God gave me glimpse at what life could be like when I go home next month. If I don’t wake up every morning and choose to go find ministry, it won’t happen. In my life at home I don’t arrive to a new place every month with a contact and lodging and budget all set up for me. In my life at home there won’t be anyone in the “home office” giving me a sheet before I arrive with the low-down on my ministry details and what I will be doing. Ministry outside of the race means taking a deeper look at what God has given me passion for and going out and finding a way to expand the kingdom using those passions. It means living like Jesus even when my days aren’t labeled as ministry as a missionary.
In hindsight, I can look back on this month and see some really cool ways God moved. We had free lodging for three nights in Durban, our route was changed from the whole Eastern Cape to just East London for the second half of the month and we ended up staying with an incredible woman who became like a mother to us, our team became more a family than just a group of friends. God can move in any situation, but whether we see Him move depends on us. We can focus on the way we think things should be, we can focus on the things that don’t go our way, and we can focus on unmet expectations. Or we can find the sweet ways that our Heavenly Father is fighting for us every single day. We can focus on the plan God has intricately woven for us. We can focus on the crazy knowledge that the creator of the universe is orchestrating even the most frustrating situations so that we will know Him more and see our lives for what they can really be.
The Unsung Heroes are the people who aren’t waiting for opportunity to be thrown in their lap with an instruction manual and set guidelines. They are the people who have been transformed by an incredible savior, see the brokenness that remains around them and decide to partner with God in doing something about it.

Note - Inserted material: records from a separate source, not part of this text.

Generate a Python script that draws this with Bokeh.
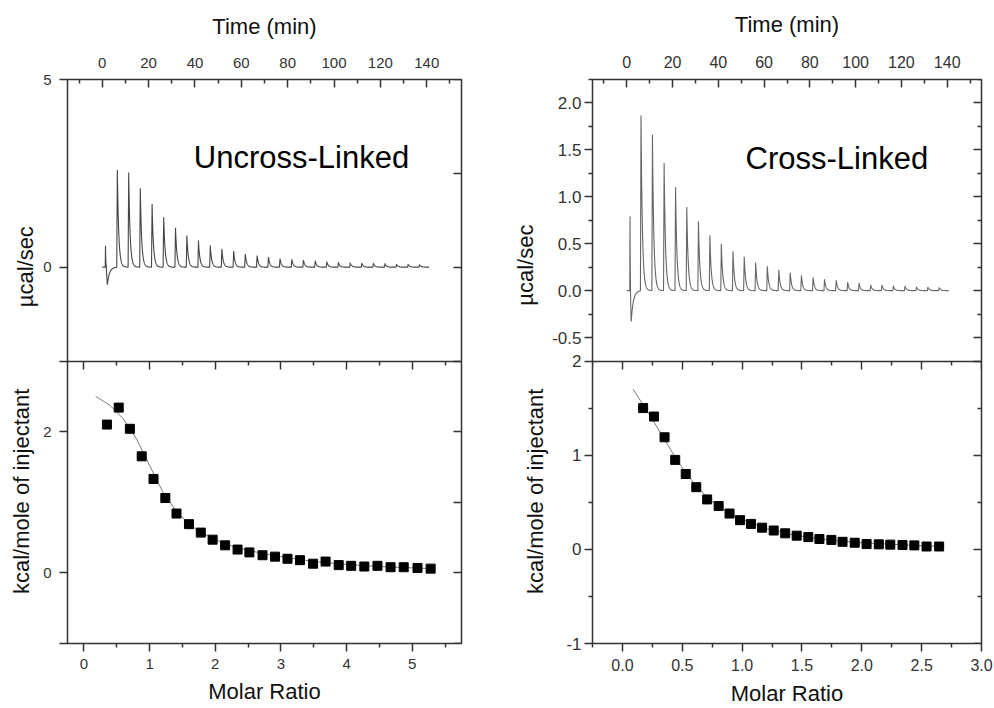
import math
import numpy as np
from bokeh.plotting import figure
from bokeh.models import Range1d, LinearAxis, FixedTicker, PrintfTickFormatter
from bokeh.layouts import row
from bokeh.embed import file_html
from bokeh.resources import INLINE
from bokeh.core.properties import value

# ---------------- data ----------------
# Uncross-Linked thermogram: injection times (min) and peak heights (ucal/sec)
INJ_T_L = [1.4, 6.5, 11.4, 16.4, 21.5, 26.5, 31.6, 36.5, 41.5, 46.6, 51.6, 56.7, 61.7, 66.8,
           71.7, 76.7, 81.8, 86.8, 91.9, 96.9, 101.9, 107.0, 112.0, 117.0, 122.0, 127.0, 132.0, 136.9]
PEAK_L = [0.57, 2.59, 2.52, 2.10, 1.68, 1.33, 1.05, 0.84, 0.71, 0.58, 0.49, 0.43, 0.35, 0.31,
          0.27, 0.23, 0.21, 0.19, 0.17, 0.15, 0.13, 0.12, 0.11, 0.11, 0.10, 0.08, 0.08, 0.07]
DIP_T_L, DIP_H_L, END_T_L = 2.2, -0.47, 141.0

# Cross-Linked thermogram
INJ_T_R = [1.4, 6.2, 11.2, 16.3, 21.3, 26.2, 31.3, 36.3, 41.3, 46.4, 51.3, 56.3, 61.4, 66.4,
           71.4, 76.3, 81.4, 86.4, 91.5, 96.5, 101.5, 106.6, 111.5, 116.5, 121.6, 126.6, 131.6, 136.5]
PEAK_R = [0.79, 1.87, 1.66, 1.36, 1.10, 0.89, 0.74, 0.59, 0.50, 0.42, 0.36, 0.30, 0.26, 0.22,
          0.19, 0.16, 0.14, 0.12, 0.11, 0.09, 0.08, 0.06, 0.06, 0.05, 0.05, 0.04, 0.04, 0.035]
DIP_T_R, DIP_H_R, END_T_R = 1.9, -0.34, 140.7

# Integrated heats (kcal/mole of injectant) vs molar ratio
RATIO_L = [0.35, 0.53, 0.70, 0.88, 1.06, 1.24, 1.41, 1.60, 1.78, 1.96, 2.15, 2.34, 2.52, 2.72,
           2.91, 3.10, 3.29, 3.49, 3.68, 3.88, 4.07, 4.27, 4.47, 4.67, 4.87, 5.08, 5.28]
HEAT_L = [2.10, 2.34, 2.04, 1.65, 1.33, 1.06, 0.84, 0.69, 0.57, 0.47, 0.39, 0.33, 0.29, 0.25,
          0.23, 0.20, 0.18, 0.13, 0.16, 0.11, 0.10, 0.09, 0.10, 0.08, 0.08, 0.07, 0.06]
FIT_X_L = [0.18, 0.4, 0.6, 0.8, 1.0, 1.2, 1.4, 1.6, 1.8, 2.0, 2.25, 2.5, 2.75, 3.0, 3.5, 4.0, 4.5, 5.0, 5.3]
FIT_Y_L = [2.50, 2.37, 2.18, 1.90, 1.52, 1.15, 0.88, 0.69, 0.57, 0.47, 0.38, 0.32, 0.27, 0.23,
           0.16, 0.12, 0.09, 0.07, 0.06]

RATIO_R = [0.173, 0.264, 0.352, 0.441, 0.529, 0.617, 0.708, 0.804, 0.895, 0.983, 1.074, 1.167,
           1.264, 1.360, 1.456, 1.553, 1.646, 1.746, 1.839, 1.941, 2.040, 2.142, 2.238, 2.340,
           2.439, 2.541, 2.646]
HEAT_R = [1.50, 1.41, 1.19, 0.95, 0.80, 0.66, 0.53, 0.46, 0.38, 0.31, 0.27, 0.23, 0.20, 0.17,
          0.145, 0.13, 0.11, 0.10, 0.08, 0.07, 0.056, 0.053, 0.05, 0.046, 0.042, 0.03, 0.03]
FIT_X_R = [0.09, 0.17, 0.26, 0.35, 0.44, 0.53, 0.62, 0.71, 0.80, 0.90, 1.0, 1.2, 1.4, 1.6, 1.8,
           2.0, 2.3, 2.65]
FIT_Y_R = [1.70, 1.54, 1.36, 1.17, 0.98, 0.81, 0.67, 0.55, 0.46, 0.38, 0.32, 0.22, 0.16, 0.12,
           0.09, 0.07, 0.05, 0.03]

# panel labels
TITLE_L, TITLE_L_X, TITLE_L_Y = "Uncross-Linked", 39.5, 2.93
TITLE_R, TITLE_R_X, TITLE_R_Y = "Cross-Linked", 51.9, 1.41
Y_TITLE_TOP = "\u00b5cal/sec"
Y_TITLE_BOTTOM = "kcal/mole of injectant"
X_TITLE_TOP = "Time (min)"
X_TITLE_BOTTOM = "Molar Ratio"

# axis ranges, ticks and tick labels
TIME_RANGE = (-15, 155)
TIME_MAJOR = [0, 20, 40, 60, 80, 100, 120, 140]
TIME_MINOR = [-10, 10, 30, 50, 70, 90, 110, 130, 150]

UCAL_L_RANGE = (-2.5, 5)
UCAL_L_TICKS = [-2.5, 0, 2.5, 5]
UCAL_L_LABELS = ["", "0", "", "5"]
KCAL_L_RANGE = (-1, 3)
KCAL_L_TICKS = [-1, 0, 1, 2]
KCAL_L_LABELS = ["", "0", "", "2"]
RATIO_L_RANGE = (-0.25, 5.75)
RATIO_L_MAJOR = [0, 1, 2, 3, 4, 5]
RATIO_L_MINOR = [0.5, 1.5, 2.5, 3.5, 4.5, 5.5]

UCAL_R_RANGE = (-0.75, 2.25)
UCAL_R_TICKS = [-0.5, 0.0, 0.5, 1.0, 1.5, 2.0]
UCAL_R_LABELS = ["-0.5", "0.0", "0.5", "1.0", "1.5", "2.0"]
UCAL_R_MINOR = [-0.25, 0.25, 0.75, 1.25, 1.75, 2.25]
KCAL_R_RANGE = (-1, 2)
KCAL_R_TICKS = [-1, 0, 1, 2]
KCAL_R_LABELS = ["-1", "0", "1", "2"]
KCAL_R_MINOR = [-0.5, 0.5, 1.5]
RATIO_R_RANGE = (-0.25, 3.0)
RATIO_R_MAJOR = [0.0, 0.5, 1.0, 1.5, 2.0, 2.5, 3.0]
RATIO_R_MINOR = [-0.25, 0.25, 0.75, 1.25, 1.75, 2.25, 2.75]

# ---------------- style / layout ----------------
FONT = "Liberation Sans"
LINE_C = "#333333"
TICK_TXT_C = "#333333"
TITLE_C = "#111111"
H = 708
TB, BB = 79, 64
FRAME_H = H - TB - BB
TOP_PX = 282


def thermogram(times, heights, dip_t, dip_h, t_end):
    t = np.arange(0.0, t_end, 0.02)
    y = np.zeros_like(t)
    for i, (t0, h) in enumerate(zip(times, heights)):
        rise, tau = (0.12, 0.12) if i == 0 else (0.25, 0.6)
        dt = t - t0
        up = (dt > -rise) & (dt <= 0)
        y[up] += h * (dt[up] + rise) / rise
        dn = dt > 0
        y[dn] += h * np.exp(-dt[dn] / tau)
    dt = t - dip_t
    up = (dt > -0.5) & (dt <= 0)
    y[up] += dip_h * (dt[up] + 0.5) / 0.5
    dn = dt > 0
    y[dn] += dip_h * np.exp(-dt[dn] / 0.9)
    return t, y


def make_axis(ticks, minor, out, label_px=15, standoff=8, labels=True, title=None,
              title_standoff=5, fmt=None, overrides=None, tick_out=8, **kw):
    ax = LinearAxis(ticker=FixedTicker(ticks=ticks, minor_ticks=minor), **kw)
    if out:
        ax.major_tick_out, ax.major_tick_in, ax.minor_tick_out, ax.minor_tick_in = tick_out, 0, 4, 0
    else:
        ax.major_tick_out, ax.major_tick_in, ax.minor_tick_out, ax.minor_tick_in = 0, 8, 0, 4
    ax.major_tick_line_color = LINE_C
    ax.minor_tick_line_color = LINE_C
    ax.major_tick_line_width = 1.5
    ax.minor_tick_line_width = 1.5
    ax.axis_line_color = None
    if labels:
        ax.major_label_text_font = FONT
        ax.major_label_text_font_size = f"{label_px}px"
        ax.major_label_text_color = TICK_TXT_C
        ax.major_label_standoff = standoff
        if fmt:
            ax.formatter = PrintfTickFormatter(format=fmt)
        if overrides:
            ax.major_label_overrides = overrides
    else:
        ax.major_label_text_color = None
        ax.major_label_text_font_size = "1px"
        ax.major_label_standoff = 0
    if title:
        ax.axis_label = title
        ax.axis_label_text_font = FONT
        ax.axis_label_text_font_size = "22px"
        ax.axis_label_text_font_style = "normal"
        ax.axis_label_text_color = TITLE_C
        ax.axis_label_standoff = title_standoff
    return ax


def title_strip(width, x_centers, y_centers):
    """Narrow figure that carries the rotated y-axis titles of one column (page pixels)."""
    f = figure(width=width, height=H, x_range=Range1d(0, width), y_range=Range1d(H, 0),
               x_axis_location=None, y_axis_location=None, output_backend="svg",
               toolbar_location=None, min_border=0)
    f.grid.visible = False
    f.outline_line_color = None
    f.text(x=x_centers, y=y_centers, text=[Y_TITLE_TOP, Y_TITLE_BOTTOM], angle=math.pi / 2,
           text_align="center", text_baseline="middle", text_font=value(FONT),
           text_font_size="22px", text_color=TITLE_C)
    return f


def build(width, lb, rb, inj_t, peaks, dip_t, dip_h, t_end,
          ucal_rng, ucal_ticks, ucal_labels, ucal_minor,
          kcal_rng, kcal_ticks, kcal_labels, kcal_minor,
          ratio_rng, ratio_major, ratio_minor, rx, hy, fx, fy, title, tx, ty,
          x_px, y_px, xfmt, y_std, trace_color):
    t0 = ucal_rng[1] - (ucal_rng[1] - ucal_rng[0]) * FRAME_H / TOP_PX
    t1 = ucal_rng[1]
    k0 = kcal_rng[0]
    k1 = kcal_rng[0] + (kcal_rng[1] - kcal_rng[0]) * FRAME_H / (FRAME_H - TOP_PX)

    def k2m(k):  # kcal value -> shared vertical coordinate of the column
        return t0 + (k - k0) * (t1 - t0) / (k1 - k0)

    p = figure(width=width, height=H, x_range=Range1d(*TIME_RANGE), y_range=Range1d(t0, t1),
               x_axis_location=None, y_axis_location=None, output_backend="svg",
               toolbar_location=None, min_border_left=lb, min_border_right=rb,
               min_border_top=TB, min_border_bottom=BB)
    p.extra_x_ranges = {"ratio": Range1d(*ratio_rng)}
    p.extra_y_ranges = {"kcal": Range1d(k0, k1)}
    p.grid.visible = False
    p.outline_line_color = LINE_C
    p.outline_line_width = 1.5
    p.background_fill_color = "white"
    p.border_fill_color = "white"

    # combined vertical ticks (upper panel in ucal/sec, lower panel in kcal/mole)
    ymaj_all = list(ucal_ticks) + [k2m(k) for k in kcal_ticks]
    ymin = list(ucal_minor) + [k2m(k) for k in kcal_minor]
    ymaj_left = ([v for v, s in zip(ucal_ticks, ucal_labels) if s or v == ucal_rng[0]] +
                 [k2m(k) for k, s in zip(kcal_ticks, kcal_labels) if s or k == kcal_rng[0]])
    over = {}
    for v, s in zip(ucal_ticks, ucal_labels):
        over[v] = s
    for k, s in zip(kcal_ticks, kcal_labels):
        over[k2m(k)] = s

    # axes
    p.add_layout(make_axis(TIME_MAJOR, TIME_MINOR, False, x_px, 12, title=X_TITLE_TOP,
                           title_standoff=16), "above")
    p.add_layout(make_axis(ymaj_left, ymin, True, y_px, y_std, overrides=over, tick_out=8), "left")
    p.add_layout(make_axis(ymaj_all, ymin, False, labels=False, fixed_location=TIME_RANGE[1]),
                 "right")
    div = make_axis(ratio_major, ratio_minor, False, labels=False, x_range_name="ratio",
                    fixed_location=ucal_rng[0])
    div.axis_line_color = LINE_C
    div.axis_line_width = 1.5
    p.add_layout(div, "above")
    p.add_layout(make_axis(ratio_major, ratio_minor, True, x_px, 7, title=X_TITLE_BOTTOM,
                           title_standoff=7, fmt=xfmt, x_range_name="ratio"), "below")

    # glyphs
    t, y = thermogram(inj_t, peaks, dip_t, dip_h, t_end)
    p.line(t, y, line_color=trace_color, line_width=1.1)
    p.line(fx, fy, line_color="#7a7a7a", line_width=1, x_range_name="ratio", y_range_name="kcal")
    p.scatter(rx, hy, marker="square", size=9, color="black", x_range_name="ratio",
              y_range_name="kcal")
    p.text(x=[tx], y=[ty], text=[title], text_font=value(FONT), text_font_size="31px",
           text_baseline="alphabetic", text_align="left", text_color="black")
    return p


titles_left = title_strip(40, [25, 21], [235, 517])
left = build(431, 27, 10, INJ_T_L, PEAK_L, DIP_T_L, DIP_H_L, END_T_L,
             UCAL_L_RANGE, UCAL_L_TICKS, UCAL_L_LABELS, [],
             KCAL_L_RANGE, KCAL_L_TICKS, KCAL_L_LABELS, [],
             RATIO_L_RANGE, RATIO_L_MAJOR, RATIO_L_MINOR,
             RATIO_L, HEAT_L, FIT_X_L, FIT_Y_L, TITLE_L, TITLE_L_X, TITLE_L_Y,
             15, 15, None, 8, "#454545")

titles_right = title_strip(78, [54, 64], [233, 517])
right = build(444, 38, 12, INJ_T_R, PEAK_R, DIP_T_R, DIP_H_R, END_T_R,
              UCAL_R_RANGE, UCAL_R_TICKS, UCAL_R_LABELS, UCAL_R_MINOR,
              KCAL_R_RANGE, KCAL_R_TICKS, KCAL_R_LABELS, KCAL_R_MINOR,
              RATIO_R_RANGE, RATIO_R_MAJOR, RATIO_R_MINOR,
              RATIO_R, HEAT_R, FIT_X_R, FIT_Y_R, TITLE_R, TITLE_R_X, TITLE_R_Y,
              16, 17, "%.1f", 3, "#666666")

layout = row(titles_left, left, titles_right, right)
open("out.html", "w").write(file_html(layout, INLINE))
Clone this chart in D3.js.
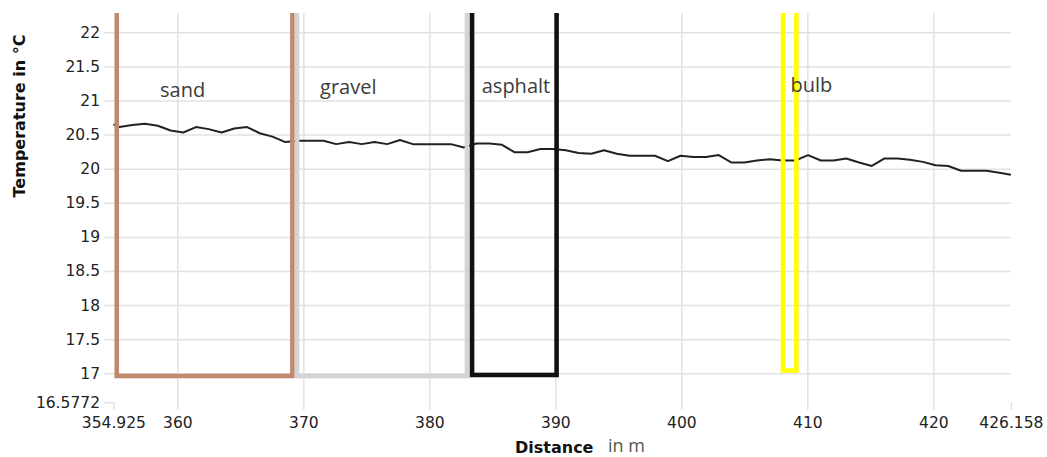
<!DOCTYPE html>
<html>
<head>
<meta charset="utf-8">
<script src="https://cdn.jsdelivr.net/npm/d3@7"></script>
<style>
  body { margin: 0; background: #fff; }
  svg { display: block; }
</style>
</head>
<body>
<svg id="chart" width="1047" height="457"></svg>
<script>
// measured profile: distance in m, temperature in °C
var distance = [354.925, 355.41, 356.42, 357.43, 358.45, 359.46, 360.47, 361.48, 362.49, 363.51,
    364.52, 365.53, 366.54, 367.55, 368.57, 369.58, 370.59, 371.60, 372.61, 373.63,
    374.64, 375.65, 376.66, 377.67, 378.69, 379.70, 380.71, 381.72, 382.73, 383.75,
    384.76, 385.77, 386.78, 387.79, 388.81, 389.82, 390.83, 391.84, 392.85, 393.87,
    394.88, 395.89, 396.90, 397.91, 398.93, 399.94, 400.95, 401.96, 402.97, 403.99,
    405.00, 406.01, 407.02, 408.03, 409.05, 410.06, 411.07, 412.08, 413.09, 414.11,
    415.12, 416.13, 417.14, 418.15, 419.17, 420.18, 421.19, 422.20, 423.21, 424.23,
    425.24, 426.158]
var temperature = [20.65, 20.61, 20.64, 20.66, 20.63, 20.56, 20.53, 20.61, 20.58, 20.53,
    20.59, 20.61, 20.52, 20.47, 20.39, 20.41, 20.41, 20.41, 20.36, 20.39,
    20.36, 20.39, 20.36, 20.42, 20.36, 20.36, 20.36, 20.36, 20.31, 20.37,
    20.37, 20.35, 20.24, 20.24, 20.29, 20.29, 20.27, 20.23, 20.22, 20.27,
    20.22, 20.19, 20.19, 20.19, 20.11, 20.19, 20.17, 20.17, 20.20, 20.09,
    20.09, 20.12, 20.14, 20.12, 20.12, 20.20, 20.12, 20.12, 20.15, 20.09,
    20.04, 20.15, 20.15, 20.13, 20.10, 20.05, 20.04, 19.97, 19.97, 19.97,
    19.94, 19.91]

// surface sections marked on the profile
var surfaces = ['sand', 'gravel', 'asphalt', 'bulb']
var surfaceStart = [355.19, 369.50, 383.39, 408.07]
var surfaceEnd = [369.13, 382.99, 390.10, 409.13]
var surfaceBottom = [16.96, 16.96, 16.975, 17.04]
var surfaceLabelX = [358.63, 371.33, 384.16, 408.67]
var surfaceLabelY = [21.056, 21.09, 21.105, 21.13]

var xTicks = [354.925, 360, 370, 380, 390, 400, 410, 420, 426.158]
var yTicks = [16.5772, 17, 17.5, 18, 18.5, 19, 19.5, 20, 20.5, 21, 21.5, 22]

var surfaceColor = {sand: '#c08a6d', gravel: '#d4d4d4', asphalt: '#111111', bulb: '#ffff00'}

var plotLeft = 113.4, plotRight = 1010.9, plotTop = 13, plotBottom = 402.1
var plotW = plotRight - plotLeft, plotH = plotBottom - plotTop

var svg = d3.select('#chart')

var x = d3.scaleLinear().domain([354.925, 426.158]).range([0, plotW])
var y = d3.scaleLinear().domain([16.5772, 22.283]).range([plotH, 0])

var g = svg.append('g').attr('transform', 'translate(' + plotLeft + ',' + plotTop + ')')

// x axis with gridlines
var xAxis = g.append('g')
    .attr('transform', 'translate(0,' + plotH + ')')
    .call(d3.axisBottom(x).tickValues(xTicks).tickSize(-plotH).tickPadding(15)
        .tickFormat(function (d) { return String(d) }))
xAxis.select('.domain').remove()
xAxis.selectAll('.tick line')
    .attr('stroke', '#e2e2e2')
    .attr('stroke-width', 1.5)
    .attr('y1', 8)
    .attr('y2', function (d) { return (d === xTicks[0] || d === xTicks[xTicks.length - 1]) ? 0 : -plotH })
xAxis.selectAll('.tick text')
    .attr('fill', '#222')
    .style('font-family', 'DejaVu Sans, Verdana, sans-serif')
    .style('font-size', '15.5px')

// y axis with gridlines
var yAxis = g.append('g')
    .call(d3.axisLeft(y).tickValues(yTicks).tickSize(-plotW).tickPadding(13.4)
        .tickFormat(function (d) { return String(d) }))
yAxis.select('.domain').remove()
yAxis.selectAll('.tick line')
    .attr('stroke', '#e2e2e2')
    .attr('stroke-width', 1.5)
    .attr('x1', -9)
    .attr('x2', function (d) { return d === yTicks[0] ? 0 : plotW })
yAxis.selectAll('.tick text')
    .attr('fill', '#222')
    .style('font-family', 'DejaVu Sans, Verdana, sans-serif')
    .style('font-size', '15.5px')

// temperature line
var line = d3.line()
    .x(function (d, i) { return x(distance[i]) })
    .y(function (d) { return y(d) })

g.append('path')
    .datum(temperature)
    .attr('fill', 'none')
    .attr('stroke', '#222')
    .attr('stroke-width', 2)
    .attr('stroke-linejoin', 'round')
    .attr('d', line)

// surface boxes, clipped at the top of the plot
svg.append('defs').append('clipPath').attr('id', 'plotclip')
    .append('rect')
    .attr('x', 0).attr('y', 0).attr('width', plotW).attr('height', plotH + 40)

var boxes = g.append('g').attr('clip-path', 'url(#plotclip)')
boxes.selectAll('rect')
    .data(surfaces)
    .enter()
    .append('rect')
    .attr('x', function (d, i) { return x(surfaceStart[i]) })
    .attr('width', function (d, i) { return x(surfaceEnd[i]) - x(surfaceStart[i]) })
    .attr('y', y(22.6))
    .attr('height', function (d, i) { return y(surfaceBottom[i]) - y(22.6) })
    .attr('fill', 'none')
    .attr('stroke', function (d) { return surfaceColor[d] })
    .attr('stroke-width', 4.6)

g.selectAll('.surface-label')
    .data(surfaces)
    .enter()
    .append('text')
    .attr('class', 'surface-label')
    .attr('x', function (d, i) { return x(surfaceLabelX[i]) })
    .attr('y', function (d, i) { return y(surfaceLabelY[i]) })
    .attr('fill', '#3c3c3c')
    .style('font-family', 'Open Sans, sans-serif')
    .style('font-size', '20px')
    .text(function (d) { return d })

// axis titles
svg.append('text')
    .attr('transform', 'translate(25,116) rotate(-90)')
    .attr('text-anchor', 'middle')
    .attr('fill', '#111')
    .style('font-family', 'DejaVu Sans, Verdana, sans-serif')
    .style('font-weight', 'bold')
    .style('font-size', '16px')
    .text('Temperature in °C')

svg.append('text')
    .attr('x', 515)
    .attr('y', 452.5)
    .attr('fill', '#111')
    .style('font-family', 'DejaVu Sans, Verdana, sans-serif')
    .style('font-weight', 'bold')
    .style('font-size', '16px')
    .text('Distance')

svg.append('text')
    .attr('x', 608)
    .attr('y', 452)
    .attr('fill', '#57574a')
    .style('font-family', 'Open Sans, sans-serif')
    .style('font-size', '18px')
    .text('in m')
</script>
</body>
</html>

We can all be Unsung Heroes.
It just takes opening our eyes and then taking one step forward, and then another, and then another until we’re walking at the pace set by the Lord and all of a sudden our life is changing the people around us because it looks like Jesus. We hold ourselves back because we’re afraid to take that first step. We’re afraid to dream big, gigantic dreams, let alone actually try to live them out. We’re afraid, but that’s okay. Peter was afraid when Jesus asked him to step out of the boat. What makes that moment profound is that even in his fear, he knew that Jesus was greater and took that step onto the water.
Let’s walk on water. Let’s be wild and free and crazy for Jesus and see the world change around us. When people come in contact with the spirit of God, they change. Let’s be the catalyst for that change.